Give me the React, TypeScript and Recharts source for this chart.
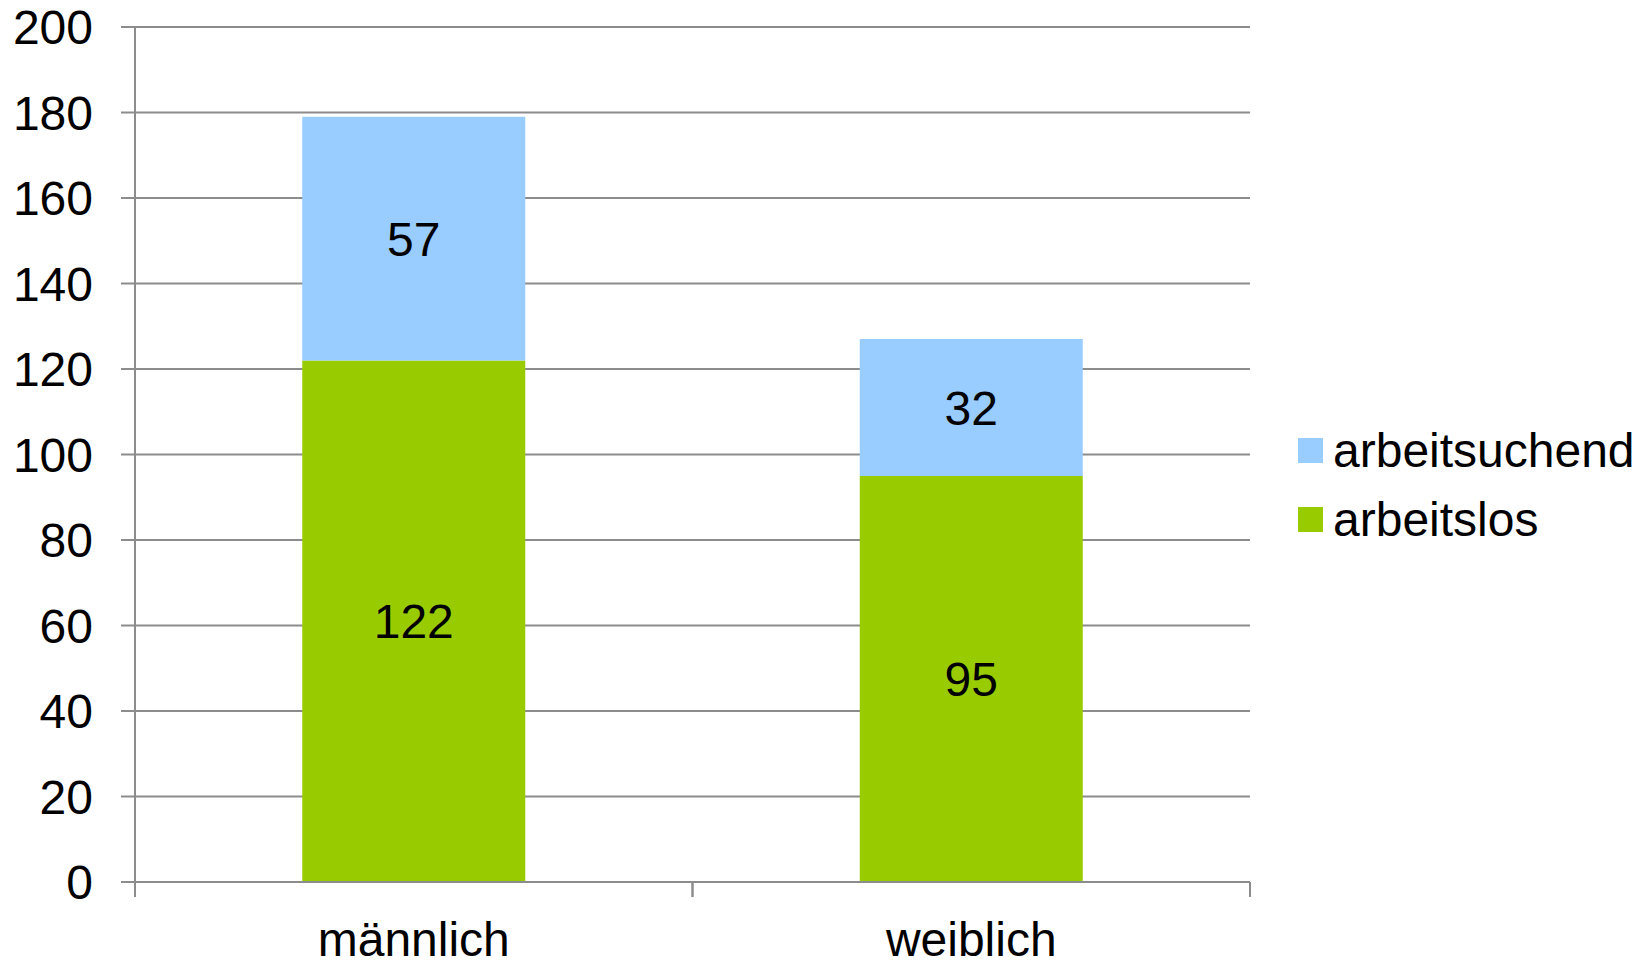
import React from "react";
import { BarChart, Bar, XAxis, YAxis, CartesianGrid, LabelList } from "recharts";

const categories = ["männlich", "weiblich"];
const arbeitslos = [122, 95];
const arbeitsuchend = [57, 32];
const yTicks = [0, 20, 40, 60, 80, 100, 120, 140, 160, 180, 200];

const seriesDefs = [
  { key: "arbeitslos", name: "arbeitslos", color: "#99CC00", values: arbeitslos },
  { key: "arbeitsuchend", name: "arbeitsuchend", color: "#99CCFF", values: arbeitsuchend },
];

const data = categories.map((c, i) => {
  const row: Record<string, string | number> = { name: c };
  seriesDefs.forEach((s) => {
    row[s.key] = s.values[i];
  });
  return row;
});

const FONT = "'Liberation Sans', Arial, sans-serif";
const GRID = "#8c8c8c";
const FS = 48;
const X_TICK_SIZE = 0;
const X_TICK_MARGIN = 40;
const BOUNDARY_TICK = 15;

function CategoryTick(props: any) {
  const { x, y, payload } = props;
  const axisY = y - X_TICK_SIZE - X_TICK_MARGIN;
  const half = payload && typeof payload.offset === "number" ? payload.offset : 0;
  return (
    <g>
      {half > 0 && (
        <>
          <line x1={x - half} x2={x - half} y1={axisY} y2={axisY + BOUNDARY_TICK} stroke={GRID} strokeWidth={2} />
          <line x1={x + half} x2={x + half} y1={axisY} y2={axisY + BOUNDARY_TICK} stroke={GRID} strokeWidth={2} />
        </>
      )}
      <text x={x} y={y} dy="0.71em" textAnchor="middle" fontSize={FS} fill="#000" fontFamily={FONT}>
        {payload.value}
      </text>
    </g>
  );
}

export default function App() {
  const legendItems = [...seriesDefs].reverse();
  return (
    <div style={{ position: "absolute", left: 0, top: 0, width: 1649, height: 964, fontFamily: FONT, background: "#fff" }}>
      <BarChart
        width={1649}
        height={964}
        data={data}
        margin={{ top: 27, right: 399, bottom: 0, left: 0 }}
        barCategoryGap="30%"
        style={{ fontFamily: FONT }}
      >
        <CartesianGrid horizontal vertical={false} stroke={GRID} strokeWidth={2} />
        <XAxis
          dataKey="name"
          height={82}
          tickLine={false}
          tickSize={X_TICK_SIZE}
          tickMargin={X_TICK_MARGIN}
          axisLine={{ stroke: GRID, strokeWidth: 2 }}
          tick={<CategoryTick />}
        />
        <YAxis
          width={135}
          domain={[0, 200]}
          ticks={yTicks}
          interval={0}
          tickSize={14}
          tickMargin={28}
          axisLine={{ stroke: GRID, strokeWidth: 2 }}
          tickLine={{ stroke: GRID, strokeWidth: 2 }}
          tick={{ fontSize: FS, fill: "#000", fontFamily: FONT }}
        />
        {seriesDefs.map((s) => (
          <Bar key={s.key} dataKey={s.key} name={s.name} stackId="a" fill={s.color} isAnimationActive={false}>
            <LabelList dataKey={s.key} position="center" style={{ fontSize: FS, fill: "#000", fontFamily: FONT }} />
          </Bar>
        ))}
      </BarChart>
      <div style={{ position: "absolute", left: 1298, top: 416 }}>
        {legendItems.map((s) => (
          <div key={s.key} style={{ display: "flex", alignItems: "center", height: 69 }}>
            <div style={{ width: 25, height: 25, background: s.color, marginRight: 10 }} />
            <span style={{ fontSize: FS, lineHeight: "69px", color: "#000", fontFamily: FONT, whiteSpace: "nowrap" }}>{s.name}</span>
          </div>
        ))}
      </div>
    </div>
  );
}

**Work to be completed:**
From the top of the listing above, repeat each line exactly until you reach the line containing "const BOUNDARY_TICK = 15;", and repeat that one too. Leave the pictures out.

**Result below:**
Give me the React, TypeScript and Recharts source for this chart.
import React from "react";
import { BarChart, Bar, XAxis, YAxis, CartesianGrid, LabelList } from "recharts";

const categories = ["männlich", "weiblich"];
const arbeitslos = [122, 95];
const arbeitsuchend = [57, 32];
const yTicks = [0, 20, 40, 60, 80, 100, 120, 140, 160, 180, 200];

const seriesDefs = [
  { key: "arbeitslos", name: "arbeitslos", color: "#99CC00", values: arbeitslos },
  { key: "arbeitsuchend", name: "arbeitsuchend", color: "#99CCFF", values: arbeitsuchend },
];

const data = categories.map((c, i) => {
  const row: Record<string, string | number> = { name: c };
  seriesDefs.forEach((s) => {
    row[s.key] = s.values[i];
  });
  return row;
});

const FONT = "'Liberation Sans', Arial, sans-serif";
const GRID = "#8c8c8c";
const FS = 48;
const X_TICK_SIZE = 0;
const X_TICK_MARGIN = 40;
const BOUNDARY_TICK = 15;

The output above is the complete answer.